The other thing I wanted to talk about regarding this film is how excited I have seen people get about it. For a lot of people it seems like it’s their first time seeing a PTA movie in an actual theatre, and I found this reaction in particular the most interesting. The youth excitement surrounding this movie was cool to me because it shows there is still a demand for talented directors and auteurs to make unique stuff we haven’t seen before, people still want to see stuff in theatres, but it’s a rarity these days. As I said, this wasn’t even in the top 5 of my favourites by PTA (I mean, is he really ever gonna top There Will Be Blood?), but I was happy for people who loved this and were talking about it like it was a new masterpiece. To me I get the vibe that people so very badly want something exciting to happen that they are willing to read more into stuff and force themselves to appreciate art a bit more, even if it happens to be not that great. I hope this doesn’t sound unnecessarily cunty, because I don’t mean it in that way at all. What I’m getting at here is that this is how people should be with their art, and something I feel that having too many options as a society has taken away from us. We’ve lost the ability to appreciate stuff beyond what it is.

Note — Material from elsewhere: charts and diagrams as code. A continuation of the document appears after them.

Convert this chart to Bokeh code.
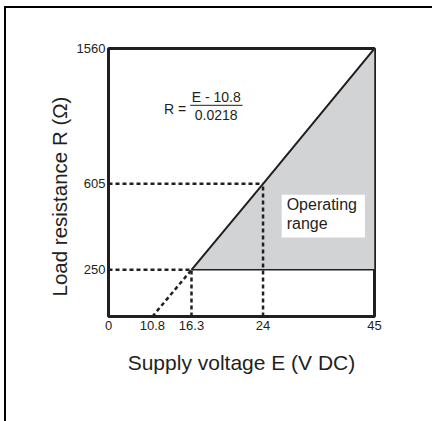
import numpy as np
from bokeh.plotting import figure
from bokeh.models import Range1d, FixedTicker, Label, Title
from bokeh.embed import file_html
from bokeh.resources import INLINE

# ---- data ----
E_TICKS = [0, 10.8, 16.3, 24, 45]          # supply voltage tick values (V DC)
R_TICKS = [0, 250, 605, 1560]              # load resistance tick values (ohm)
E_TICK_LABELS = ["0", "10.8", "16.3", "24", "45"]
R_TICK_LABELS = ["0", "250", "605", "1560"]

load_line_e = [10.8, 16.3, 24, 45]          # R = (E - 10.8) / 0.0218
load_line_r = [0, 250, 605, 1560]
region_e = [16.3, 45, 45]                   # operating range polygon
region_r = [250, 1560, 250]
r_min = 250
e_min = 16.3
e_nominal = 24
r_nominal = 605

# ---- schematic (non-linear) axis layout: where each tick sits along the axis ----
X_POS = [0.0, 0.165, 0.312, 0.581, 1.0]
Y_POS = [0.0, 0.174, 0.495, 1.0]

def sx(e):
    return np.interp(e, E_TICKS, X_POS)

def sy(r):
    return np.interp(r, R_TICKS, Y_POS)

INK = "#231f20"
FONT = "Liberation Sans"

p = figure(x_range=Range1d(0, 1), y_range=Range1d(0, 1),
           frame_width=266, frame_height=268,
           min_border_left=102, min_border_right=58,
           min_border_top=40, min_border_bottom=105,
           output_backend="svg", toolbar_location=None)
p.styles = {"border-top": "2px solid #000", "border-left": "2px solid #000",
            "margin-left": "4px", "margin-top": "6px"}

p.grid.visible = False
p.outline_line_color = INK
p.outline_line_width = 3

# operating range
p.patch(sx(region_e), sy(region_r), fill_color="#d1d3d4", line_color=None)

# solid boundary lines
p.line(sx(load_line_e[1:]), sy(load_line_r[1:]), line_color=INK, line_width=2)
p.line(sx([e_min, E_TICKS[-1]]), sy([r_min, r_min]), line_color=INK, line_width=1.5)

# dashed construction lines
dash = dict(line_color=INK, line_width=2.5, line_dash="4 3")
p.line(sx(load_line_e[:2]), sy(load_line_r[:2]), **dash)
p.line(sx([0, e_min]), sy([r_min, r_min]), **dash)
p.line(sx([e_min, e_min]), sy([0, r_min]), **dash)
p.line(sx([0, e_nominal]), sy([r_nominal, r_nominal]), **dash)
p.line(sx([e_nominal, e_nominal]), sy([0, r_nominal]), **dash)

# axes
xa = p.xaxis[0]
xa.ticker = FixedTicker(ticks=[float(v) for v in sx(E_TICKS)])
xa.major_label_overrides = {float(sx(v)): l for v, l in zip(E_TICKS, E_TICK_LABELS)}
xa.axis_label = "Supply voltage E (V DC)"
ya = p.yaxis[0]
ya.ticker = FixedTicker(ticks=[float(v) for v in sy(R_TICKS[1:])])
ya.major_label_overrides = {float(sy(v)): l for v, l in zip(R_TICKS[1:], R_TICK_LABELS[1:])}
for ax in (xa, ya):
    ax.axis_line_color = None
    ax.major_tick_line_color = None
    ax.minor_tick_line_color = None
    ax.major_tick_out = 0
    ax.major_tick_in = 0
    ax.minor_tick_out = 0
    ax.minor_tick_in = 0
    ax.major_label_text_font = FONT
    ax.major_label_text_font_size = "13px"
    ax.major_label_text_color = INK
    ax.axis_label_text_font = FONT
    ax.axis_label_text_font_style = "normal"
    ax.axis_label_text_color = INK
xa.axis_label_text_font_size = "21px"
xa.major_label_standoff = 4
xa.axis_label_standoff = 18
ya.major_label_standoff = 3

# y-axis title, set in the left panel so it can sit slightly below centre
p.add_layout(Title(text="Load resistance R (\u03a9)", align="left", offset=20,
                   standoff=5, text_font=FONT, text_font_size="20.5px",
                   text_font_style="normal", text_color=INK), "left")

# formula
p.add_layout(Label(x=0.209, y=0.776, text="R =", text_align="left",
                   text_baseline="middle", text_font=FONT,
                   text_font_size="14px", text_color=INK))
p.add_layout(Label(x=0.405, y=0.818, text="E - 10.8", text_align="center",
                   text_baseline="middle", text_font=FONT,
                   text_font_size="14px", text_color=INK))
p.add_layout(Label(x=0.405, y=0.753, text="0.0218", text_align="center",
                   text_baseline="middle", text_font=FONT,
                   text_font_size="14px", text_color=INK))
p.segment(x0=[0.307], y0=[0.788], x1=[0.504], y1=[0.788], line_color=INK, line_width=1)

# operating range note
p.add_layout(Label(x=0.651, y=0.454, text="Operating\nrange", text_align="left",
                   text_baseline="top", text_font=FONT, text_font_size="16px",
                   text_color=INK, text_line_height=1.1,
                   background_fill_color="white",
                   padding=dict(left=5, right=8, top=1, bottom=6)))

open("out.html", "w").write(file_html(p, INLINE))
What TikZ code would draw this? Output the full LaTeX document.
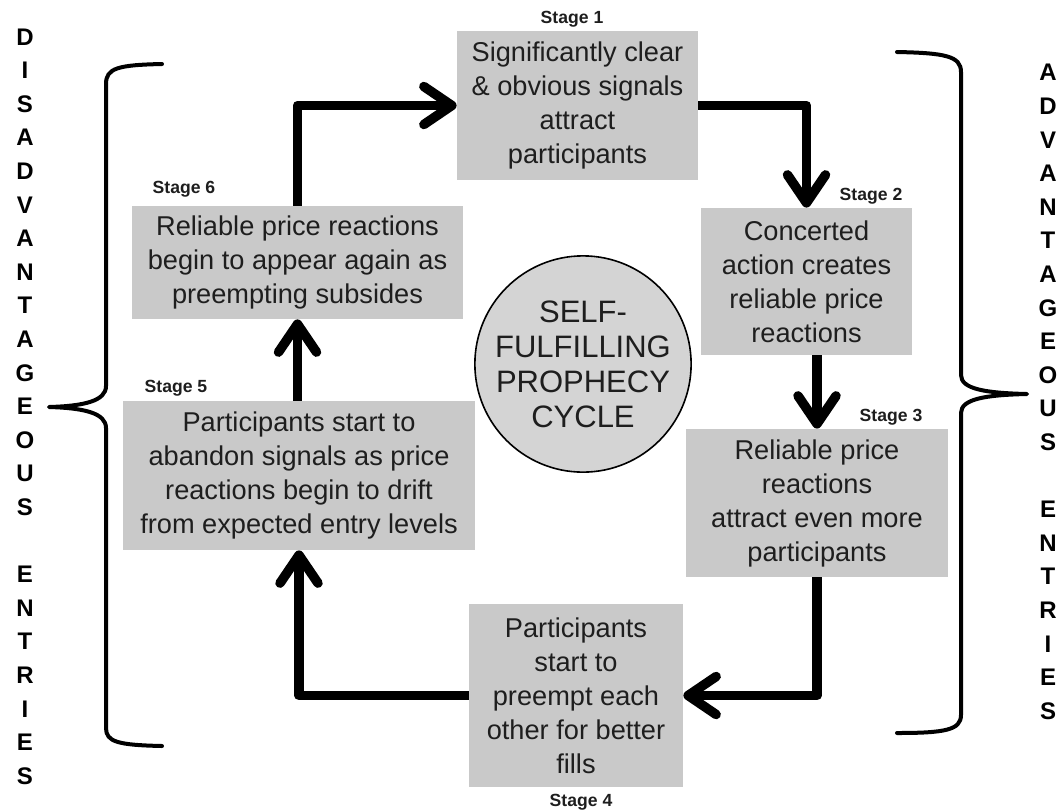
\documentclass[tikz,border=0pt]{standalone}
\usepackage{fontspec}
\setmainfont{Liberation Sans}
\usepackage{xcolor}
\usetikzlibrary{arrows.meta}
\definecolor{boxgray}{RGB}{201,201,201}
\definecolor{circgray}{RGB}{212,212,212}
\definecolor{txtgray}{RGB}{30,30,30}

\tikzset{
	stagebox/.style={rectangle,
		fill=boxgray,
		inner sep=0pt,
		align=center,
		text=txtgray,
		font=\fontsize{13.6}{17}\selectfont},
	stagelab/.style={font=\fontsize{8.8}{10}\selectfont\bfseries, text=txtgray},
	sideword/.style={align=center, inner sep=0pt,
		font=\fontsize{12}{16.8}\selectfont\bfseries},
	flow/.style={line width=4.75pt, line join=round,
		-{Straight Barb[length=14pt,width=19pt,round]}},
	sidebrace/.style={line width=2pt, line cap=round, line join=round}
}

\begin{document}
\begin{tikzpicture}[x=0.5pt,y=-0.5pt]
	\useasboundingbox (0,0) rectangle (1061,810);
	
	% the six stages
	\node[stagebox, minimum width=120.5pt, minimum height=74.5pt] (s1) at (577.5,105.5) {Significantly clear\\ \& obvious signals\\ attract\\ participants};
	\node[stagebox, minimum width=105.5pt, minimum height=73.5pt] (s2) at (806.5,281.5) {Concerted\\ action creates\\ reliable price\\ reactions};
	\node[stagebox, minimum width=131pt, minimum height=74pt] (s3) at (817,503) {Reliable price\\ reactions\\ attract even more\\ participants};
	\node[stagebox, minimum width=107pt, minimum height=91.5pt] (s4) at (576,695.5) {Participants\\ start to\\ preempt each\\ other for better\\ fills};
	\node[stagebox, minimum width=176pt, minimum height=74.5pt] (s5) at (299,475.5) {Participants start to\\ abandon signals as price\\ reactions begin to drift\\ from expected entry levels};
	\node[stagebox, minimum width=165.5pt, minimum height=56.5pt] (s6) at (297.5,262.5) {Reliable price reactions\\ begin to appear again as\\ preempting subsides};
	
	\node[stagelab] (l1) at (572,19) {Stage 1};
	\node[stagelab] (l2) at (871,196) {Stage 2};
	\node[stagelab] (l3) at (891,417) {Stage 3};
	\node[stagelab] (l4) at (581,802) {Stage 4};
	\node[stagelab] (l5) at (176,388) {Stage 5};
	\node[stagelab] (l6) at (184,189) {Stage 6};
	
	% centre
	\node[circle, draw=black, line width=0.8pt, fill=circgray,
		minimum size=103pt, inner sep=0pt, align=center, text=txtgray,
		font=\fontsize{15.5}{17.5}\selectfont] (cyc) at (583,364) {SELF-\\FULFILLING\\PROPHECY\\CYCLE};
	
	% cycle arrows
	\draw[flow] (s6.north) |- (s1.west);
	\draw[flow] (s1.east) -| (s2.north);
	\draw[flow] (s3.north |- s2.south) -- (s3.north);
	\draw[flow] (s3.south) |- (s4.east);
	\draw[flow] (s4.west) -| (s5.south);
	\draw[flow] (s6.south |- s5.north) -- (s6.south);
	
	% braces
	\draw[sidebrace] (162,64) .. controls (118,65) and (106,68) .. (106,84) -- (106,386)
		.. controls (106,401) and (84,406) .. (49,407)
		.. controls (84,408) and (106,413) .. (106,428) -- (106,728)
		.. controls (106,742) and (118,745) .. (162,746);
	\draw[sidebrace] (897,52) .. controls (945,53) and (961,56) .. (961,72) -- (961,375)
		.. controls (961,389) and (985,393) .. (1027,394)
		.. controls (985,395) and (961,399) .. (961,413) -- (961,715)
		.. controls (961,730) and (945,733) .. (897,733);
	
	\node[sideword] (dis) at (25,406.5) {D\\I\\S\\A\\D\\V\\A\\N\\T\\A\\G\\E\\O\\U\\S\\~\\E\\N\\T\\R\\I\\E\\S};
	\node[sideword] (adv) at (1048,392) {A\\D\\V\\A\\N\\T\\A\\G\\E\\O\\U\\S\\~\\E\\N\\T\\R\\I\\E\\S};
\end{tikzpicture}
\end{document}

Sometimes I think back to when I was a kid and had a limited amount of VHS tapes: due to sheer proximity to these limited movies I had, they eventually became my favourites simply because I had no other choice. That’s what I think is sort of happening with One Battle After Another: it’s not PTA’s best by any stretch of the imagination, yet this is what we’ve got at the moment and people are really excited about it. I think that’s really cool and I’m happy for them, but I also still want more out of the movie business these days. Movies could be so much better and we’re not quite there.